ENCADENADOS AL RELATO por Jorge R. Enríquez

Después de un incomprensible período de silencio absoluto, la presidente de la Nación ha retomado la frecuentación de las cadenas nacionales.
Nos hemos referido muchas veces a esta práctica reñida con los más elementales principios republicanos, pero es necesario insistir para que su abuso no termine por parecernos algo natural.
Las cadenas nacionales son una limitación a la libertad de prensa. Tener que difundir obligatoriamente algo que un medio tal vez no difundiría no es compatible con una sociedad abierta. En algunas poquísimas ocasiones pueden justificarse -la ley de medios lo permite-, pero deben mediar causas graves.
Nada de eso ocurre con los soliloquios de la señora de Kirchner, que se nos estampan a los argentinos en forma coactiva. Generalmente, no tienen ningún objeto o propósito definido. Cuesta comprender el sentido de esos discursos, que no abordan ningún tema grave o urgente de interés nacional, sino que discurren por anécdotas personales y comentarios que le surgen al azar, como cuando conversamos con un amigo en un café.
Así nos enteramos si le gustan determinados alfajores, cuántos aires acondicionados tiene su madre y cosas por el estilo. Lo que tal vez no entiende la primera magistrada es que el prestigio de la investidura presidencial sufre por esa causa una grave mella.
Pero, además de constituir una práctica ajena a los valores republicanos, las cadenas nacionales por motivos intrascendentes poco le aportan a la presidente en términos de imagen. Por el contrario, el encendido de los canales de televisión baja considerablemente en esos momentos, lo que revela el hastío de la gente.
Tampoco es edificante ver a un coro de aplaudidores ejercer en tales ocasiones ese desagradable exhibicionismo de obsecuencia. Máxime cuando muchos de ellos, una vez alejados de las cámaras, expresan en la intimidad las mismas críticas al gobierno nacional que cualquier ciudadano.
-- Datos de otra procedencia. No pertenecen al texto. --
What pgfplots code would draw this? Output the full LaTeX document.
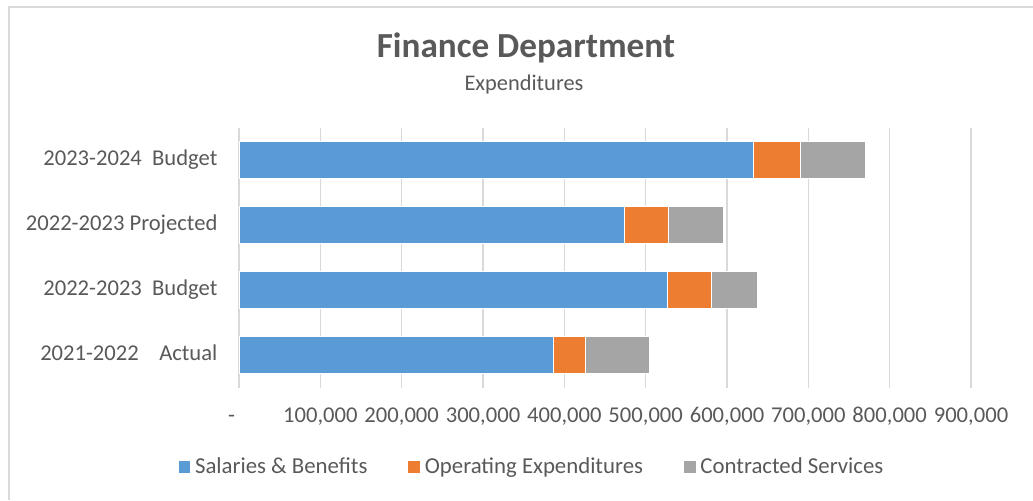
\documentclass[border=0pt]{standalone}
\usepackage{pgfplots}
\pgfplotsset{compat=1.18}
\usepackage{fontspec}
\setmainfont{Carlito}
\definecolor{cblue}{HTML}{5B9BD5}
\definecolor{corange}{HTML}{ED7D31}
\definecolor{cgray}{HTML}{A5A5A5}
\definecolor{gridc}{HTML}{D9D9D9}
\definecolor{txt}{HTML}{595959}
\begin{document}
\begin{tikzpicture}
\useasboundingbox (0,0) rectangle (516.5pt,250pt);
\draw[gridc, line width=0.75pt] (4.5pt,0) -- (4.5pt,246.5pt) -- (516.5pt,246.5pt);
\node[txt, font=\fontsize{17.6}{21}\selectfont\bfseries] at (263pt,226pt) {Finance Department};
\node[txt, font=\fontsize{11.2}{13}\selectfont] at (262pt,207.5pt) {Expenditures};
\begin{axis}[
  at={(119.5pt,56.25pt)}, anchor=south west,
  scale only axis, width=366pt, height=130pt,
  xbar stacked, bar width=18.35pt,
  xmin=0, xmax=900000, ymin=-0.5, ymax=3.5,
  scaled x ticks=false,
  ytick={0,1,2,3},
  yticklabels={{2021-2022\ \ \ \ Actual},{2022-2023\ \ Budget},{2022-2023 Projected},{2023-2024\ \ Budget}},
  xtick={0,100000,200000,300000,400000,500000,600000,700000,800000,900000},
  xticklabels={{\llap{-\hspace{2pt}}},{100,000},{200,000},{300,000},{400,000},{500,000},{600,000},{700,000},{800,000},{900,000}},
  typeset ticklabels with strut,
  axis line style={draw=none},
  xmajorgrids, grid style={gridc, line width=0.75pt},
  major tick length=0pt,
  tick label style={txt, font=\fontsize{11.3}{13}\selectfont},
  xticklabel style={yshift=-5pt},
  yticklabel style={xshift=-7.3pt},
  legend style={at={(0.401,-0.306)}, anchor=center, draw=none, fill=none,
    font=\fontsize{11.4}{13}\selectfont, text=txt, legend columns=-1,
    /tikz/every even column/.append style={column sep=18pt}},
  legend cell align=left,
  legend image code/.code={\fill[#1] (0pt,-3.15pt) rectangle (6.3pt,3.15pt);},
]
\addplot[fill=cblue, draw=white, line width=0.4pt] coordinates {(386000,0) (526700,1) (473800,2) (632500,3)};
\addplot[fill=corange, draw=white, line width=0.4pt] coordinates {(40300,0) (54100,1) (54200,2) (57500,3)};
\addplot[fill=cgray, draw=white, line width=0.4pt] coordinates {(77700,0) (56600,1) (68000,2) (80000,3)};
\legend{Salaries \& Benefits, Operating Expenditures, Contracted Services}
\end{axis}
\end{tikzpicture}
\end{document}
Durante su ejemplar gobierno, Arturo Illia jamás usó la cadena nacional. Solo pocas horas antes del golpe que lo derrocó apareció brevemente en una, sin su autorización, en circunstancias que daban suficiente motivo a esa herramienta. Claro que teníamos entonces -y no lo supimos valorar- esa especie rara en nuestro país: un presidente republicano.
Relato y realidad: donde mueren las palabras.
Desde luego que esa perorata tiene por objeto seguir sosteniendo un relato que se da de bruces con la realidad, porque muy a su pesar y cerca del abismo, el gobierno nacional se ve obligado a adoptar algunas medidas que podrían considerarse ortodoxas.
Entre otras, subió la tasa de interés, aumentó las tarifas de servicios públicos (por la reducción de subsidios), procura disminuir el salario real de los trabajadores (impulsando aumentos salariales inferiores a la inflación) y da pasos hacia el arreglo de deudas pendientes (indemnización a Repsol o intento de acuerdo con el Club de París).
Algunas de estas medidas calmaron la tempestad del tórrido verano que acaba de concluir. Pero muchos analistas entienden que no atacan las causas profundas de los problemas, sino que tan solo consiguen ganar tiempo.
No hay aún, y tal vez no lo haya nunca durante la actual administración, un programa económico serio e integral, que exhiba un horizonte y dé sentido a medidas que de otra forma aparecen como acciones aisladas.
Sin ese plan integral, las medidas particulares son mucho menos eficaces. Pero, además, no basta escribir un programa. Es necesario que todos los actores económicos perciban que ese programa está sostenido por una sincera voluntad política.
Esto último es lo que no existe. Se advierte muy claramente que las acciones promovidas son parches que se adoptan de mala gana y que no guardan coherencia entre sí ni con las políticas generales del gobierno. 
Es que apartarse del "relato" difundido diariamente durante una década no es tan sencillo. La señora de Kirchner intentará ensayar la ortodoxia mientras bautiza a las medidas que toma con esos nombres ingeniosos que dicen lo contrario de lo que son. Así, “el tarifazo” es “una reasignación equitativa de los subsidios”.

Los más fanáticos le creerán, pero la mayor parte de la sociedad opinará de acuerdo a lo que sufre: la disminución de su poder adquisitivo. Ante la víscera más sensible, el bolsillo, mueren las palabras.